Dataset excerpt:
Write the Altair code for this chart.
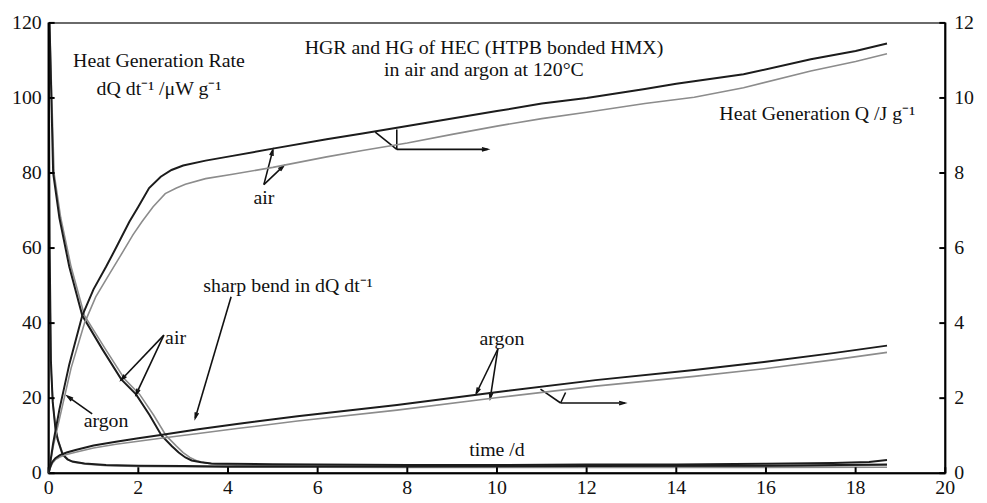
import altair as alt
import pandas as pd
import numpy as np

# ---------------- data ----------------
# Heat generation rate dQ/dt (uW/g), left axis
t_hgr_air_a = [0.02, 0.1, 0.24, 0.46, 0.75, 1.2, 1.62, 1.95, 2.25, 2.52, 2.75, 2.9, 3.05, 3.19, 3.4, 3.63, 4.0, 5.0, 6.0, 8.0, 10.0, 12.0, 14.0, 16.0, 17.5, 18.3, 18.7]
v_hgr_air_a = [120, 80, 68, 55, 42, 33, 25, 21, 15.5, 10, 7.2, 5.5, 4.2, 3.4, 2.9, 2.6, 2.5, 2.4, 2.3, 2.2, 2.2, 2.3, 2.3, 2.5, 2.7, 3.0, 3.5]
t_hgr_air_b = [0.02, 0.12, 0.27, 0.5, 0.8, 1.27, 1.7, 2.03, 2.34, 2.62, 2.85, 3.0, 3.15, 3.3, 3.5, 3.75, 4.2, 5.0, 6.0, 8.0, 10.0, 12.0, 14.0, 16.0, 17.5, 18.7]
v_hgr_air_b = [120, 80, 68, 55, 42, 33, 25, 21, 15.5, 10, 7.2, 5.5, 4.2, 3.3, 2.7, 2.3, 2.1, 2.0, 1.9, 1.8, 1.8, 1.7, 1.7, 1.8, 1.9, 2.2]
t_hgr_ar_a = [0.0, 0.02, 0.05, 0.09, 0.15, 0.2, 0.31, 0.42, 0.53, 0.8, 1.28, 2.0, 3.0, 4.0, 6.0, 8.0, 12.0, 16.0, 18.7]
v_hgr_ar_a = [120, 62, 30, 19, 12, 9, 5, 3.7, 3.1, 2.6, 2.2, 2.0, 1.9, 1.8, 1.8, 1.8, 1.9, 2.0, 2.3]
t_hgr_ar_b = [0.0, 0.02, 0.05, 0.1, 0.16, 0.22, 0.33, 0.45, 0.56, 0.85, 1.3, 2.0, 3.0, 4.0, 6.0, 8.0, 12.0, 16.0, 18.7]
v_hgr_ar_b = [118, 58, 28, 18, 11.5, 8.5, 4.8, 3.5, 2.9, 2.4, 2.0, 1.8, 1.7, 1.6, 1.6, 1.5, 1.5, 1.5, 1.6]

# Heat generation Q (J/g), right axis
t_q_air_a = [0, 0.1, 0.24, 0.46, 0.75, 1.0, 1.28, 1.5, 1.8, 2.0, 2.24, 2.5, 2.74, 3.0, 3.5, 4.07, 5.0, 6.2, 7.0, 8.0, 9.0, 10.0, 11.0, 12.0, 13.3, 14.0, 15.5, 17.0, 18.0, 18.7]
q_q_air_a = [0, 0.8, 1.7, 2.9, 4.2, 4.9, 5.5, 6.0, 6.7, 7.1, 7.6, 7.9, 8.08, 8.2, 8.33, 8.45, 8.65, 8.9, 9.05, 9.25, 9.45, 9.65, 9.85, 10.0, 10.24, 10.38, 10.63, 11.03, 11.25, 11.45]
t_q_air_b = [0, 0.1, 0.27, 0.5, 0.8, 1.05, 1.35, 1.58, 1.88, 2.08, 2.33, 2.6, 2.85, 3.05, 3.5, 4.07, 5.0, 6.2, 7.0, 8.0, 9.0, 10.0, 11.0, 12.0, 13.3, 14.4, 15.5, 17.0, 18.0, 18.7]
q_q_air_b = [0, 0.7, 1.6, 2.8, 4.0, 4.7, 5.3, 5.75, 6.35, 6.7, 7.1, 7.45, 7.6, 7.7, 7.85, 7.96, 8.15, 8.43, 8.6, 8.8, 9.03, 9.25, 9.45, 9.62, 9.85, 10.02, 10.27, 10.72, 10.97, 11.18]
t_q_ar = [0, 0.03, 0.08, 0.15, 0.25, 0.4, 0.6, 1.0, 1.5, 2.0, 2.5, 3.34, 4.2, 5.55, 7.77, 9.98, 12.2, 14.4, 16.0, 17.5, 18.7]
q_q_ar_a = [0, 0.15, 0.3, 0.4, 0.48, 0.55, 0.62, 0.74, 0.84, 0.93, 1.02, 1.17, 1.31, 1.52, 1.82, 2.16, 2.48, 2.75, 2.97, 3.2, 3.4]
q_q_ar_b = [0, 0.12, 0.26, 0.36, 0.43, 0.5, 0.56, 0.67, 0.77, 0.85, 0.93, 1.06, 1.19, 1.39, 1.68, 2.01, 2.32, 2.58, 2.79, 3.02, 3.22]

# ticks
x_ticks = [0, 2, 4, 6, 8, 10, 12, 14, 16, 18, 20]
left_ticks = [0, 20, 40, 60, 80, 100, 120]
right_ticks = [0, 2, 4, 6, 8, 10, 12]

# annotation texts (x in days, y in left-axis units, baseline)
txt_c = ["Heat Generation Rate", "dQ dt\u207b\u00b9 /\u03bcW g\u207b\u00b9",
         "HGR and HG of HEC (HTPB bonded HMX)", "in air and argon at 120\u00b0C",
         "air", "air", "argon", "argon", "time /d"]
txt_c_x = [2.46, 2.46, 9.71, 9.71, 4.80, 2.83, 1.28, 10.11, 10.0]
txt_c_y = [108.2, 100.8, 111.6, 105.8, 71.7, 34.4, 12.3, 34.1, 4.7]
txt_l = ["Heat Generation Q /J g\u207b\u00b9", "sharp bend in dQ dt\u207b\u00b9"]
txt_l_x = [14.96, 3.45]
txt_l_y = [94.0, 48.3]

# annotation arrows
arrow_x1 = [4.80, 4.80, 7.285, 7.765, 7.765, 2.57, 2.57, 0.97, 4.07, 10.02, 10.02, 10.97, 11.53, 11.42]
arrow_y1 = [76.9, 76.9, 90.9, 91.6, 86.3, 36.8, 36.8, 15.8, 47.0, 33.1, 33.1, 22.4, 21.5, 18.7]
arrow_x2 = [5.00, 5.24, 7.765, 7.765, 9.79, 1.62, 1.95, 0.42, 3.27, 9.54, 9.85, 11.42, 11.42, 12.85]
arrow_y2 = [86.1, 81.9, 86.3, 86.3, 86.3, 24.9, 21.0, 20.5, 14.7, 21.3, 20.0, 18.7, 18.7, 18.7]
arrow_head = [1, 1, 0, 0, 1, 1, 1, 1, 1, 1, 1, 0, 0, 1]

# ---------------- chart ----------------
W, H = 904, 454
FONT = "Liberation Serif"
DARK = "#1c1c1c"
GRAY = "#8c8c8c"
FS = 20


def frame(ts, vs, name, col="v"):
    return pd.DataFrame({"t": ts, col: vs, "series": name})


hgr_dark = pd.concat([frame(t_hgr_air_a, v_hgr_air_a, "air"), frame(t_hgr_ar_a, v_hgr_ar_a, "argon")])
hgr_gray = pd.concat([frame(t_hgr_air_b, v_hgr_air_b, "air"), frame(t_hgr_ar_b, v_hgr_ar_b, "argon")])
q_dark = pd.concat([frame(t_q_air_a, q_q_air_a, "air", "q"), frame(t_q_ar, q_q_ar_a, "argon", "q")])
q_gray = pd.concat([frame(t_q_air_b, q_q_air_b, "air", "q"), frame(t_q_ar, q_q_ar_b, "argon", "q")])

xs = alt.Scale(domain=[0, 20], nice=False, zero=False)
ysl = alt.Scale(domain=[0, 120], nice=False)
ysr = alt.Scale(domain=[0, 12], nice=False)

X = lambda f: alt.X(f, scale=xs, axis=None)
YL = lambda f: alt.Y(f, scale=ysl, axis=None)
YR = lambda f: alt.Y(f, scale=ysr, axis=None)

hgr_g = alt.Chart(hgr_gray).mark_line(color=GRAY, strokeWidth=1.6, clip=True).encode(
    x=X("t:Q"), y=YL("v:Q"), detail="series:N", order="t:Q")
hgr_d = alt.Chart(hgr_dark).mark_line(color=DARK, strokeWidth=2, clip=True).encode(
    x=X("t:Q"), y=YL("v:Q"), detail="series:N", order="t:Q")

# axis frame (left, bottom)
lframe = alt.Chart(pd.DataFrame({"v": [0]})).mark_rule(color="#000", strokeWidth=2).encode(
    x=alt.value(0), y=alt.value(0), y2=alt.value(H))
bframe = alt.Chart(pd.DataFrame({"v": [0]})).mark_rule(color="#000", strokeWidth=2).encode(
    x=alt.value(0), x2=alt.value(W), y=alt.value(H))

# inward ticks and tick labels
ldf = pd.DataFrame({"v": left_ticks, "s": [str(v) for v in left_ticks]})
lt = alt.Chart(ldf).mark_rule(color="#000", strokeWidth=2).encode(
    y=YL("v:Q"), x=alt.value(0), x2=alt.value(6))
ll = alt.Chart(ldf).mark_text(font=FONT, fontSize=FS, color="#111", align="right",
                              baseline="middle").encode(y=YL("v:Q"), x=alt.value(-7), text="s:N")
bdf = pd.DataFrame({"t": x_ticks, "s": [str(v) for v in x_ticks]})
bt = alt.Chart(bdf).mark_rule(color="#000", strokeWidth=2).encode(
    x=X("t:Q"), y=alt.value(H), y2=alt.value(H - 6))
bl = alt.Chart(bdf).mark_text(font=FONT, fontSize=FS, color="#111", align="center",
                              baseline="alphabetic").encode(x=X("t:Q"), y=alt.value(H + 21), text="s:N")

tc = alt.Chart(pd.DataFrame({"x": txt_c_x, "y": txt_c_y, "s": txt_c})).mark_text(
    font=FONT, fontSize=FS, color="#111", align="center", baseline="alphabetic").encode(
    x=X("x:Q"), y=YL("y:Q"), text="s:N")
tl = alt.Chart(pd.DataFrame({"x": txt_l_x, "y": txt_l_y, "s": txt_l})).mark_text(
    font=FONT, fontSize=FS, color="#111", align="left", baseline="alphabetic").encode(
    x=X("x:Q"), y=YL("y:Q"), text="s:N")

arr = pd.DataFrame({"x1": arrow_x1, "y1": arrow_y1, "x2": arrow_x2, "y2": arrow_y2, "h": arrow_head})
segs = alt.Chart(arr).mark_rule(color="#111", strokeWidth=1.6).encode(
    x=X("x1:Q"), y=YL("y1:Q"), x2="x2:Q", y2="y2:Q")
heads_df = arr[arr["h"] == 1].copy()
dxp = (heads_df["x2"] - heads_df["x1"]) * W / 20.0
dyp = -(heads_df["y2"] - heads_df["y1"]) * H / 120.0
heads_df["ang"] = np.mod(np.degrees(np.arctan2(dxp, -dyp)), 360)
heads = alt.Chart(heads_df).mark_point(
    shape="M-0.55,1.9L0,0L0.55,1.9", filled=False, size=36, strokeWidth=1.6, color="#111",
    opacity=1).encode(
    x=X("x2:Q"), y=YL("y2:Q"), angle=alt.Angle("ang:Q", scale=None))

left = alt.layer(hgr_g, hgr_d, lframe, bframe, lt, ll, bt, bl, tc, tl, segs, heads)

q_g = alt.Chart(q_gray).mark_line(color=GRAY, strokeWidth=1.6, clip=True).encode(
    x=X("t:Q"), y=YR("q:Q"), detail="series:N", order="t:Q")
q_d = alt.Chart(q_dark).mark_line(color=DARK, strokeWidth=2, clip=True).encode(
    x=X("t:Q"), y=YR("q:Q"), detail="series:N", order="t:Q")
rdf = pd.DataFrame({"q": right_ticks, "s": [str(v) for v in right_ticks]})
rframe = alt.Chart(pd.DataFrame({"q": [0]})).mark_rule(color="#000", strokeWidth=2).encode(
    x=alt.value(W), y=alt.value(0), y2=alt.value(H))
rt = alt.Chart(rdf).mark_rule(color="#000", strokeWidth=2).encode(
    y=YR("q:Q"), x=alt.value(W - 6), x2=alt.value(W))
rl = alt.Chart(rdf).mark_text(font=FONT, fontSize=FS, color="#111", align="left",
                              baseline="middle").encode(y=YR("q:Q"), x=alt.value(W + 9), text="s:N")

right = alt.layer(q_g, q_d, rframe, rt, rl)

chart = alt.layer(left, right).resolve_scale(y="independent").properties(
    width=W, height=H,
    padding={"left": 41, "top": 13, "right": 34, "bottom": 26},
    autosize=alt.AutoSizeParams(type="none"),
    background="white",
).configure_view(stroke="#6a6a6a", strokeWidth=2)

chart.save("out.html", embed_options={"renderer": "svg", "actions": False})
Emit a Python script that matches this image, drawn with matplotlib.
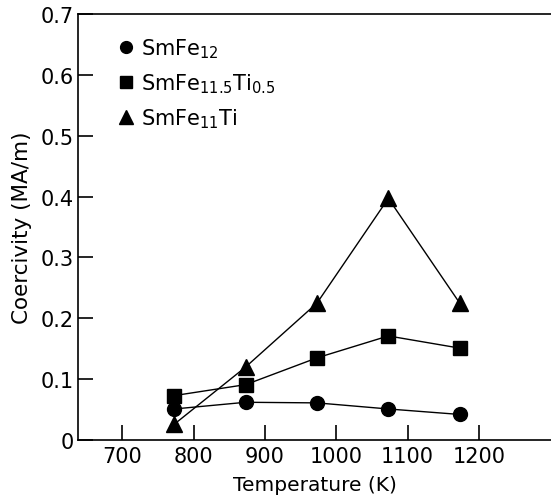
import matplotlib
matplotlib.use("Agg")
import matplotlib.pyplot as plt
from matplotlib.lines import Line2D

# temperatures (K) and coercivity (MA/m)
temps = [773, 873, 973, 1073, 1173]
smfe12 = [0.051, 0.062, 0.061, 0.051, 0.042]
smfe115ti05 = [0.073, 0.091, 0.135, 0.171, 0.151]
smfe11ti = [0.026, 0.120, 0.225, 0.397, 0.225]

labels = [r"SmFe$_{12}$", r"SmFe$_{11.5}$Ti$_{0.5}$", r"SmFe$_{11}$Ti"]
xticks = [700, 800, 900, 1000, 1100, 1200]
yticks = [0, 0.1, 0.2, 0.3, 0.4, 0.5, 0.6, 0.7]

plt.rcParams["font.family"] = "DejaVu Sans"
plt.rcParams["mathtext.default"] = "regular"

fig = plt.figure(figsize=(5.51, 5.02), dpi=100)
ax = fig.add_axes([0.1416, 0.1215, 0.8584, 0.8486])

ax.plot(temps, smfe12, "k-", marker="o", ms=10, lw=1)
ax.plot(temps, smfe115ti05, "k-", marker="s", ms=10, lw=1)
ax.plot(temps, smfe11ti, "k-", marker="^", ms=11, lw=1)

ax.set_xlim(638, 1301)
ax.set_ylim(0, 0.7)
ax.set_xticks(xticks)
ax.set_yticks(yticks)
ax.set_yticklabels(["0", "0.1", "0.2", "0.3", "0.4", "0.5", "0.6", "0.7"])
ax.tick_params(direction="in", length=11, width=1.2, labelsize=15)
ax.tick_params(axis="x", pad=4)
ax.tick_params(axis="y", pad=3)
ax.spines["right"].set_visible(False)
for s in ["left", "bottom", "top"]:
    ax.spines[s].set_linewidth(1.2)

ax.set_xlabel("Temperature (K)", fontsize=14.5, labelpad=7)
ax.set_ylabel("Coercivity (MA/m)", fontsize=15.5, labelpad=6)

handles = [Line2D([], [], color="k", ls="none", marker=m, ms=s)
           for m, s in [("o", 8.5), ("s", 8.5), ("^", 9.5)]]
ax.legend(handles, labels, loc="upper left", bbox_to_anchor=(0.065, 0.972),
          frameon=False, fontsize=15, handlelength=0.7, handletextpad=0.35,
          labelspacing=0.55, borderpad=0)

fig.savefig("out.png", dpi=100)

TASK:
Begin at the top of the material above and output each line exactly, stopping after the line that holds "import numpy as np". Leave out pictures.

EXERCISE SOLUTION:
Write the Altair code for this chart.
import altair as alt
import pandas as pd
import numpy as np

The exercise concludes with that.